- **Stated task**: Copy each line of the data below exactly, leaving out pictures.
[Start of Data shown]
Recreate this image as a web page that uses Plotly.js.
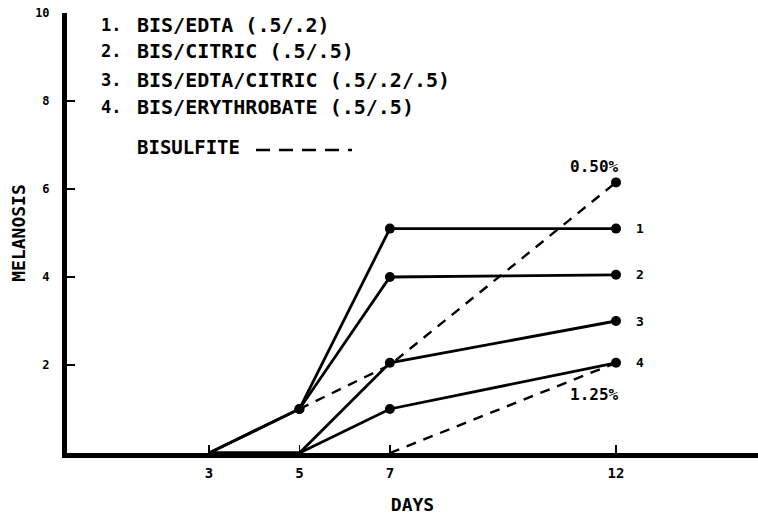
<!DOCTYPE html>
<html>
<head>
<meta charset="utf-8">
<script src="https://cdn.plot.ly/plotly-3.0.1.min.js"></script>
<style>html,body{margin:0;padding:0;background:#fff;}#chart{width:758px;height:516px;}</style>
</head>
<body>
<div id="chart"></div>
<script>
// ---- data ----
const days = [3, 5, 7, 12];
const bisEdta = [0, 1, 5.1, 5.1];
const bisCitric = [0, 1, 4.0, 4.05];
const bisEdtaCitric = [0, 0, 2.05, 3.0];
const bisErythrobate = [0, 0, 1.0, 2.05];
const bisulfite050Days = [5, 7, 12];
const bisulfite050 = [1, 2, 6.15];
const bisulfite125Days = [7, 12];
const bisulfite125 = [0, 2.05];
const seriesNumbers = ["1", "2", "3", "4"];
const legendNumbers = ["1.", "2.", "3.", "4."];
const legendNames = [
  "BIS/EDTA (.5/.2)",
  "BIS/CITRIC (.5/.5)",
  "BIS/EDTA/CITRIC (.5/.2/.5)",
  "BIS/ERYTHROBATE (.5/.5)"
];
const bisulfiteLegend = "BISULFITE";
const concLabels = ["0.50%", "1.25%"];
const xTicks = [3, 5, 7, 12];
const yTicks = [2, 4, 6, 8, 10];

// ---- layout helpers ----
const FONT = "DejaVu Sans Mono, Liberation Mono, monospace";
const plotL = 67, plotR = 758, plotT = 13, plotB = 453;
const px = x => (x - plotL) / (plotR - plotL);
const py = y => (plotB - y) / (plotB - plotT);

const solidSeries = [bisEdta, bisCitric, bisEdtaCitric, bisErythrobate];
const markerSizes = [[0, 10, 10, 10], [0, 10, 10, 10], [0, 0, 10, 10], [0, 0, 10, 10]];
const traces = solidSeries.map((ys, i) => ({
  x: days, y: ys, type: "scatter", mode: "lines+markers",
  line: {color: "#000", width: 2.8},
  marker: {color: "#000", size: markerSizes[i], opacity: 1, line: {width: 0}},
  showlegend: false, hoverinfo: "skip"
}));
traces.push({
  x: bisulfite050Days, y: bisulfite050, type: "scatter", mode: "lines+markers",
  line: {color: "#000", width: 2.4, dash: "10px,8px"},
  marker: {color: "#000", size: [0, 0, 10], opacity: 1, line: {width: 0}},
  showlegend: false, hoverinfo: "skip"
});
traces.push({
  x: bisulfite125Days, y: bisulfite125, type: "scatter", mode: "lines",
  line: {color: "#000", width: 2.4, dash: "10px,8px"}, showlegend: false, hoverinfo: "skip"
});

const bold = (size) => ({family: FONT, size: size, color: "#000", weight: "bold"});
const annotations = [];
// series numbers at the right end
solidSeries.forEach((ys, i) => {
  annotations.push({x: days[days.length - 1], y: ys[ys.length - 1], xref: "x", yref: "y",
    text: seriesNumbers[i], showarrow: false, xshift: 24, font: bold(13)});
});
annotations.push({x: bisulfite050Days[2], y: bisulfite050[2], xref: "x", yref: "y",
  text: concLabels[0], showarrow: false, xshift: -22, yshift: 16, font: bold(16)});
annotations.push({x: bisulfite125Days[1], y: bisulfite125[1], xref: "x", yref: "y",
  text: concLabels[1], showarrow: false, xshift: -22, yshift: -32, font: bold(16)});
// legend block
const legendY = [25, 51, 80, 107];
legendNames.forEach((t, i) => {
  annotations.push({x: px(99), y: py(legendY[i]), xref: "paper", yref: "paper",
    text: legendNumbers[i], showarrow: false, xanchor: "left", yanchor: "middle", font: bold(17)});
  annotations.push({x: px(135), y: py(legendY[i]), xref: "paper", yref: "paper",
    text: t, showarrow: false, xanchor: "left", yanchor: "middle", font: bold(20)});
});
annotations.push({x: px(135), y: py(147), xref: "paper", yref: "paper",
  text: bisulfiteLegend, showarrow: false, xanchor: "left", yanchor: "middle", font: bold(19)});

const shapes = [{type: "line", xref: "paper", yref: "paper",
  x0: px(256), x1: px(352), y0: py(150), y1: py(150),
  line: {color: "#000", width: 2.5, dash: "14px,9px"}}];

const layout = {
  width: 758, height: 516,
  margin: {l: plotL, r: 758 - plotR, t: plotT, b: 516 - plotB},
  paper_bgcolor: "#fff", plot_bgcolor: "#fff",
  showlegend: false,
  xaxis: {range: [-0.14, 15.14], tickvals: xTicks, ticktext: xTicks.map(String),
    ticks: "inside", ticklen: 8, tickwidth: 1.5, tickcolor: "#000",
    showline: true, linewidth: 5, linecolor: "#000", showgrid: false, zeroline: false,
    tickfont: bold(14), ticklabelstandoff: 3,
    title: {text: "DAYS", font: bold(18), standoff: 20}},
  yaxis: {range: [0, 10], tickvals: yTicks, ticktext: yTicks.map(String),
    ticks: "inside", ticklen: 8, tickwidth: 1.5, tickcolor: "#000",
    showline: true, linewidth: 5, linecolor: "#000", showgrid: false, zeroline: false,
    tickfont: bold(12), ticklabelstandoff: 10,
    title: {text: "MELANOSIS", font: bold(18), standoff: 6}},
  annotations: annotations, shapes: shapes
};

Plotly.newPlot("chart", traces, layout, {displayModeBar: false, staticPlot: true});
</script>
</body>
</html>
[End of Data shown]
- **Response**:
Recreate this image as a web page that uses Plotly.js.
<!DOCTYPE html>
<html>
<head>
<meta charset="utf-8">
<script src="https://cdn.plot.ly/plotly-3.0.1.min.js"></script>
<style>html,body{margin:0;padding:0;background:#fff;}#chart{width:758px;height:516px;}</style>
</head>
<body>
<div id="chart"></div>
<script>
// ---- data ----
const days = [3, 5, 7, 12];
const bisEdta = [0, 1, 5.1, 5.1];
const bisCitric = [0, 1, 4.0, 4.05];
const bisEdtaCitric = [0, 0, 2.05, 3.0];
const bisErythrobate = [0, 0, 1.0, 2.05];
const bisulfite050Days = [5, 7, 12];
const bisulfite050 = [1, 2, 6.15];
const bisulfite125Days = [7, 12];
const bisulfite125 = [0, 2.05];
const seriesNumbers = ["1", "2", "3", "4"];
const legendNumbers = ["1.", "2.", "3.", "4."];
const legendNames = [
  "BIS/EDTA (.5/.2)",
  "BIS/CITRIC (.5/.5)",
  "BIS/EDTA/CITRIC (.5/.2/.5)",
  "BIS/ERYTHROBATE (.5/.5)"
];
const bisulfiteLegend = "BISULFITE";
const concLabels = ["0.50%", "1.25%"];
const xTicks = [3, 5, 7, 12];
const yTicks = [2, 4, 6, 8, 10];

// ---- layout helpers ----
const FONT = "DejaVu Sans Mono, Liberation Mono, monospace";
const plotL = 67, plotR = 758, plotT = 13, plotB = 453;
const px = x => (x - plotL) / (plotR - plotL);
const py = y => (plotB - y) / (plotB - plotT);

const solidSeries = [bisEdta, bisCitric, bisEdtaCitric, bisErythrobate];
const markerSizes = [[0, 10, 10, 10], [0, 10, 10, 10], [0, 0, 10, 10], [0, 0, 10, 10]];
const traces = solidSeries.map((ys, i) => ({
  x: days, y: ys, type: "scatter", mode: "lines+markers",
  line: {color: "#000", width: 2.8},
  marker: {color: "#000", size: markerSizes[i], opacity: 1, line: {width: 0}},
  showlegend: false, hoverinfo: "skip"
}));
traces.push({
  x: bisulfite050Days, y: bisulfite050, type: "scatter", mode: "lines+markers",
  line: {color: "#000", width: 2.4, dash: "10px,8px"},
  marker: {color: "#000", size: [0, 0, 10], opacity: 1, line: {width: 0}},
  showlegend: false, hoverinfo: "skip"
});
traces.push({
  x: bisulfite125Days, y: bisulfite125, type: "scatter", mode: "lines",
  line: {color: "#000", width: 2.4, dash: "10px,8px"}, showlegend: false, hoverinfo: "skip"
});

const bold = (size) => ({family: FONT, size: size, color: "#000", weight: "bold"});
const annotations = [];
// series numbers at the right end
solidSeries.forEach((ys, i) => {
  annotations.push({x: days[days.length - 1], y: ys[ys.length - 1], xref: "x", yref: "y",
    text: seriesNumbers[i], showarrow: false, xshift: 24, font: bold(13)});
});
annotations.push({x: bisulfite050Days[2], y: bisulfite050[2], xref: "x", yref: "y",
  text: concLabels[0], showarrow: false, xshift: -22, yshift: 16, font: bold(16)});
annotations.push({x: bisulfite125Days[1], y: bisulfite125[1], xref: "x", yref: "y",
  text: concLabels[1], showarrow: false, xshift: -22, yshift: -32, font: bold(16)});
// legend block
const legendY = [25, 51, 80, 107];
legendNames.forEach((t, i) => {
  annotations.push({x: px(99), y: py(legendY[i]), xref: "paper", yref: "paper",
    text: legendNumbers[i], showarrow: false, xanchor: "left", yanchor: "middle", font: bold(17)});
  annotations.push({x: px(135), y: py(legendY[i]), xref: "paper", yref: "paper",
    text: t, showarrow: false, xanchor: "left", yanchor: "middle", font: bold(20)});
});
annotations.push({x: px(135), y: py(147), xref: "paper", yref: "paper",
  text: bisulfiteLegend, showarrow: false, xanchor: "left", yanchor: "middle", font: bold(19)});

const shapes = [{type: "line", xref: "paper", yref: "paper",
  x0: px(256), x1: px(352), y0: py(150), y1: py(150),
  line: {color: "#000", width: 2.5, dash: "14px,9px"}}];

const layout = {
  width: 758, height: 516,
  margin: {l: plotL, r: 758 - plotR, t: plotT, b: 516 - plotB},
  paper_bgcolor: "#fff", plot_bgcolor: "#fff",
  showlegend: false,
  xaxis: {range: [-0.14, 15.14], tickvals: xTicks, ticktext: xTicks.map(String),
    ticks: "inside", ticklen: 8, tickwidth: 1.5, tickcolor: "#000",
    showline: true, linewidth: 5, linecolor: "#000", showgrid: false, zeroline: false,
    tickfont: bold(14), ticklabelstandoff: 3,
    title: {text: "DAYS", font: bold(18), standoff: 20}},
  yaxis: {range: [0, 10], tickvals: yTicks, ticktext: yTicks.map(String),
    ticks: "inside", ticklen: 8, tickwidth: 1.5, tickcolor: "#000",
    showline: true, linewidth: 5, linecolor: "#000", showgrid: false, zeroline: false,
    tickfont: bold(12), ticklabelstandoff: 10,
    title: {text: "MELANOSIS", font: bold(18), standoff: 6}},
  annotations: annotations, shapes: shapes
};

Plotly.newPlot("chart", traces, layout, {displayModeBar: false, staticPlot: true});
</script>
</body>
</html>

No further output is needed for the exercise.